DATA BLOCK
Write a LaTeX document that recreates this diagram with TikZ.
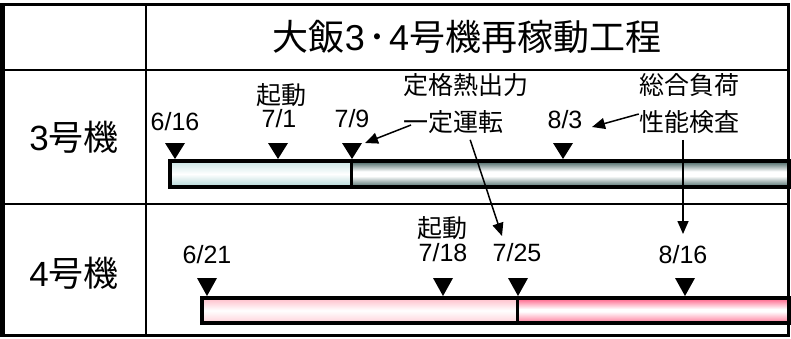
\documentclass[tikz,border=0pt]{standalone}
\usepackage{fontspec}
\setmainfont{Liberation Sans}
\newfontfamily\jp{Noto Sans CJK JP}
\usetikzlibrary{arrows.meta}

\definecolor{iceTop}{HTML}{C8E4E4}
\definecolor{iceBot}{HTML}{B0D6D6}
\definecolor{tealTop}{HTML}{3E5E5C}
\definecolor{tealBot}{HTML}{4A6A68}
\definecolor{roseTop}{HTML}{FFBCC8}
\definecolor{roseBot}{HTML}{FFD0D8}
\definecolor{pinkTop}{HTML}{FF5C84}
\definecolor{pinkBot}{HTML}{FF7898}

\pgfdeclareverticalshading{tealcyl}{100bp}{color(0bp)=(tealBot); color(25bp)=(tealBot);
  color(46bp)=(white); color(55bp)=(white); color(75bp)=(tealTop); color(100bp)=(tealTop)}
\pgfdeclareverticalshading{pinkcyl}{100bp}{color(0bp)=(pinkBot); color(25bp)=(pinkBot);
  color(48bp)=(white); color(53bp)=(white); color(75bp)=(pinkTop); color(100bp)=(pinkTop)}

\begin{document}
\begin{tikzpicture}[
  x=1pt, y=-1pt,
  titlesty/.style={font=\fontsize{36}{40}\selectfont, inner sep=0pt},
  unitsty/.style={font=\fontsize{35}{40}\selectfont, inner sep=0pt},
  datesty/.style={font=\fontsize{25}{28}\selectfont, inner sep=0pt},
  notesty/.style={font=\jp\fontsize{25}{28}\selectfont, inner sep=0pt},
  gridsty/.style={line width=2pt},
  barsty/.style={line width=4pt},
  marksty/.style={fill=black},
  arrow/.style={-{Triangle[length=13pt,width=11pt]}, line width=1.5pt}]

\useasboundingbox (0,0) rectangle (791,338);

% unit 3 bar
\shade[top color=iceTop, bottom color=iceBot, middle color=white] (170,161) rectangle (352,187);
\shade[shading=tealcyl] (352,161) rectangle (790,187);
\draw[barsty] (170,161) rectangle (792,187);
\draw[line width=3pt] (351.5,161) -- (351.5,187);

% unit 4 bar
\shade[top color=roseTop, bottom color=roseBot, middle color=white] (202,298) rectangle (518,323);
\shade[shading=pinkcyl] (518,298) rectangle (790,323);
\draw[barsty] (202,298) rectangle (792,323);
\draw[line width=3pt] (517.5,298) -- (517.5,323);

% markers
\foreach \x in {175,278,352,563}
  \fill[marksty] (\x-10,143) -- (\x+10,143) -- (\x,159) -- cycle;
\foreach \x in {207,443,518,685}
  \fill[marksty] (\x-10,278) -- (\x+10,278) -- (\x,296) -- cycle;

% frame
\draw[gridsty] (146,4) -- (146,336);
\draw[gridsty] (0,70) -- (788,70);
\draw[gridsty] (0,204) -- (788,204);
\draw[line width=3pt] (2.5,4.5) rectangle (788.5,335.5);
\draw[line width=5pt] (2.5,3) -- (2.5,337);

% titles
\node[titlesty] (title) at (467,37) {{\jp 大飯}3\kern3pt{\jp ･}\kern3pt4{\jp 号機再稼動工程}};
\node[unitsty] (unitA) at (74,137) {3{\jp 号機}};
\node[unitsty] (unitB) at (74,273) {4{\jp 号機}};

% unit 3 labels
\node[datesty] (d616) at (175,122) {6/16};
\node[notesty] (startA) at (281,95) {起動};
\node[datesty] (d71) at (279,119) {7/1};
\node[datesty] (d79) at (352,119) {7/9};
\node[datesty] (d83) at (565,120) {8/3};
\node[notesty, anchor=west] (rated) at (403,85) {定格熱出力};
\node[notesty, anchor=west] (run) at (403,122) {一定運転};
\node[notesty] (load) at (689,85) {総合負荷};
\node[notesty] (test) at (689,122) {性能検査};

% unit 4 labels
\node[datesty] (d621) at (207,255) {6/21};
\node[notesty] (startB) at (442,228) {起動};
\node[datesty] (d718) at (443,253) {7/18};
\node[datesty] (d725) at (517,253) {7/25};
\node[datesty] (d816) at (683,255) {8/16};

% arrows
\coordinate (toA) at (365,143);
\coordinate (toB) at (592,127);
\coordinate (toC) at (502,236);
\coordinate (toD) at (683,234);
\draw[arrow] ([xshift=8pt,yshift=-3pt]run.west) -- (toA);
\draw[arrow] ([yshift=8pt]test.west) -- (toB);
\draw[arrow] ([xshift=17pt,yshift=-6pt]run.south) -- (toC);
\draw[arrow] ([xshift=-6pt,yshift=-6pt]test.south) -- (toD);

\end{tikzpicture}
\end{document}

WORK REQUIRED
Quote the data above in full and without alteration; skip the pictures.

THE RESPONSE
Write a LaTeX document that recreates this diagram with TikZ.
\documentclass[tikz,border=0pt]{standalone}
\usepackage{fontspec}
\setmainfont{Liberation Sans}
\newfontfamily\jp{Noto Sans CJK JP}
\usetikzlibrary{arrows.meta}

\definecolor{iceTop}{HTML}{C8E4E4}
\definecolor{iceBot}{HTML}{B0D6D6}
\definecolor{tealTop}{HTML}{3E5E5C}
\definecolor{tealBot}{HTML}{4A6A68}
\definecolor{roseTop}{HTML}{FFBCC8}
\definecolor{roseBot}{HTML}{FFD0D8}
\definecolor{pinkTop}{HTML}{FF5C84}
\definecolor{pinkBot}{HTML}{FF7898}

\pgfdeclareverticalshading{tealcyl}{100bp}{color(0bp)=(tealBot); color(25bp)=(tealBot);
  color(46bp)=(white); color(55bp)=(white); color(75bp)=(tealTop); color(100bp)=(tealTop)}
\pgfdeclareverticalshading{pinkcyl}{100bp}{color(0bp)=(pinkBot); color(25bp)=(pinkBot);
  color(48bp)=(white); color(53bp)=(white); color(75bp)=(pinkTop); color(100bp)=(pinkTop)}

\begin{document}
\begin{tikzpicture}[
  x=1pt, y=-1pt,
  titlesty/.style={font=\fontsize{36}{40}\selectfont, inner sep=0pt},
  unitsty/.style={font=\fontsize{35}{40}\selectfont, inner sep=0pt},
  datesty/.style={font=\fontsize{25}{28}\selectfont, inner sep=0pt},
  notesty/.style={font=\jp\fontsize{25}{28}\selectfont, inner sep=0pt},
  gridsty/.style={line width=2pt},
  barsty/.style={line width=4pt},
  marksty/.style={fill=black},
  arrow/.style={-{Triangle[length=13pt,width=11pt]}, line width=1.5pt}]

\useasboundingbox (0,0) rectangle (791,338);

% unit 3 bar
\shade[top color=iceTop, bottom color=iceBot, middle color=white] (170,161) rectangle (352,187);
\shade[shading=tealcyl] (352,161) rectangle (790,187);
\draw[barsty] (170,161) rectangle (792,187);
\draw[line width=3pt] (351.5,161) -- (351.5,187);

% unit 4 bar
\shade[top color=roseTop, bottom color=roseBot, middle color=white] (202,298) rectangle (518,323);
\shade[shading=pinkcyl] (518,298) rectangle (790,323);
\draw[barsty] (202,298) rectangle (792,323);
\draw[line width=3pt] (517.5,298) -- (517.5,323);

% markers
\foreach \x in {175,278,352,563}
  \fill[marksty] (\x-10,143) -- (\x+10,143) -- (\x,159) -- cycle;
\foreach \x in {207,443,518,685}
  \fill[marksty] (\x-10,278) -- (\x+10,278) -- (\x,296) -- cycle;

% frame
\draw[gridsty] (146,4) -- (146,336);
\draw[gridsty] (0,70) -- (788,70);
\draw[gridsty] (0,204) -- (788,204);
\draw[line width=3pt] (2.5,4.5) rectangle (788.5,335.5);
\draw[line width=5pt] (2.5,3) -- (2.5,337);

% titles
\node[titlesty] (title) at (467,37) {{\jp 大飯}3\kern3pt{\jp ･}\kern3pt4{\jp 号機再稼動工程}};
\node[unitsty] (unitA) at (74,137) {3{\jp 号機}};
\node[unitsty] (unitB) at (74,273) {4{\jp 号機}};

% unit 3 labels
\node[datesty] (d616) at (175,122) {6/16};
\node[notesty] (startA) at (281,95) {起動};
\node[datesty] (d71) at (279,119) {7/1};
\node[datesty] (d79) at (352,119) {7/9};
\node[datesty] (d83) at (565,120) {8/3};
\node[notesty, anchor=west] (rated) at (403,85) {定格熱出力};
\node[notesty, anchor=west] (run) at (403,122) {一定運転};
\node[notesty] (load) at (689,85) {総合負荷};
\node[notesty] (test) at (689,122) {性能検査};

% unit 4 labels
\node[datesty] (d621) at (207,255) {6/21};
\node[notesty] (startB) at (442,228) {起動};
\node[datesty] (d718) at (443,253) {7/18};
\node[datesty] (d725) at (517,253) {7/25};
\node[datesty] (d816) at (683,255) {8/16};

% arrows
\coordinate (toA) at (365,143);
\coordinate (toB) at (592,127);
\coordinate (toC) at (502,236);
\coordinate (toD) at (683,234);
\draw[arrow] ([xshift=8pt,yshift=-3pt]run.west) -- (toA);
\draw[arrow] ([yshift=8pt]test.west) -- (toB);
\draw[arrow] ([xshift=17pt,yshift=-6pt]run.south) -- (toC);
\draw[arrow] ([xshift=-6pt,yshift=-6pt]test.south) -- (toD);

\end{tikzpicture}
\end{document}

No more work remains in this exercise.